Tuesday, July 28, 2009
Shanghai has a population of around twenty million people, making it the largest city in China. Before going to Shanghai I had no idea what to expect cultural wise, but I was extremely pleased with my experience there. My friend Ryan, whom is interning at China Economic Review, has really become immersed in the Chinese city lifestyle and was the perfect host/tour guide. His Chinese, Mandarin, is at a very impressive level and was very useful in getting around the city. One of the major initial differences between Seoul and Shanghai is that China is still a developing country, but things are rapidly changing in Shanghai as there are numerous construction projects almost every where you look. Also there is a much more apparent wealth gap in Shanghai, but this made the traveling experience even more interesting. Cost of living in Shanghai can be about as low cost or expensive as you can imagine, really it can go both extremes. Your basic necessities all cost well under a dollar, for example: a bottle of water cost about 14 US cents, or one Chinese yuan, and a plate of dumplings can cost around 73 cents, or 5 yuan. While on the other hand Shanghai has many of the Western franchises and luxuries which can seem very expensive when compared to the low domestic cost of living, but many of the people in Shanghai seem to embrace the international culture. While Ryan and I were sitting down some people would discreetly, and non-discreetly, take a picture with us. Ryan informed me that these people were most likely from the country where seeing a foreigner is much more rare. But being a foreigner in Shanghai also is also an indicator that you probably have money, and there are a few common scams that people in Shanghai try and pull on the unsuspecting tourist, other than that though Shanghai is supposed to be a rather safe city. When some sketchy looking person would come up trying to talk to us in English, Ryan would say a seemingly magical phrase with a small hand gesture sending the other person quietly and quickly walking away. This 'magical phrase' was just "I'm not interested" in Mandarin, which was a quick indicator that he was no tourist.

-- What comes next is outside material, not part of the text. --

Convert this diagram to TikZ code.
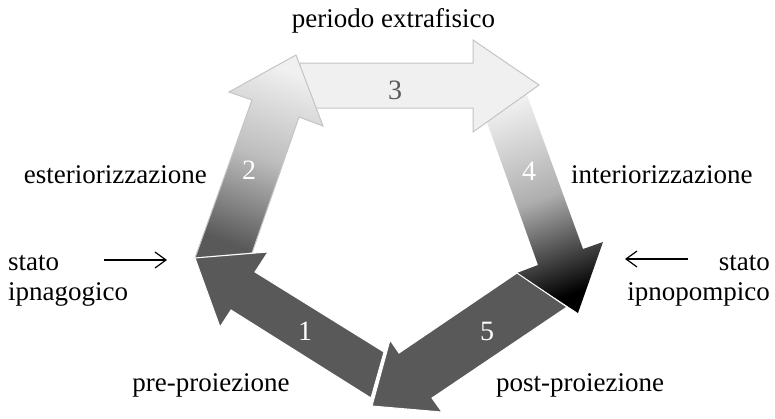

While in China I was able to experience a wide diversity of food. My two favorites being a dumpling that had a small soupy substance in it (fourth picture) and a giant breakfast egg roll with pickled ginger (second picture). Although not all food was pleasurable for me, I had a minor allergic reaction, that being my lip slightly swelling, to traditional Uighur food, a Chinese ethnic minority. The second to last picture on the bottom is the view from Ryan's apartment, and shows how quickly Shanghai is developing, small apartment buildings were in the desolate lot just a few days prior to my arrival.
I was happy I was able to experience a bit of China before leaving Korea, it helps put my Korean experience into greater context. Both China and Korea have many shared cultural norms, but both are also extremely distinguishable from each other. Although just being able to get out and see another city with an old friend really was great, and Shanghai was a really cool place to do that.
On a similar note, Shanghai's subway system is great and growing fast. While not quite as nice as Seoul's, it's still probably one of the nicer ones in the world and the subway system is going to have a number of additional lines added very shortly. So one is able to get around the city very easily, and taxis in Shanghai are another experience all together, which are another affordable option of getting around, as a typical fare would just be a few dollars or less.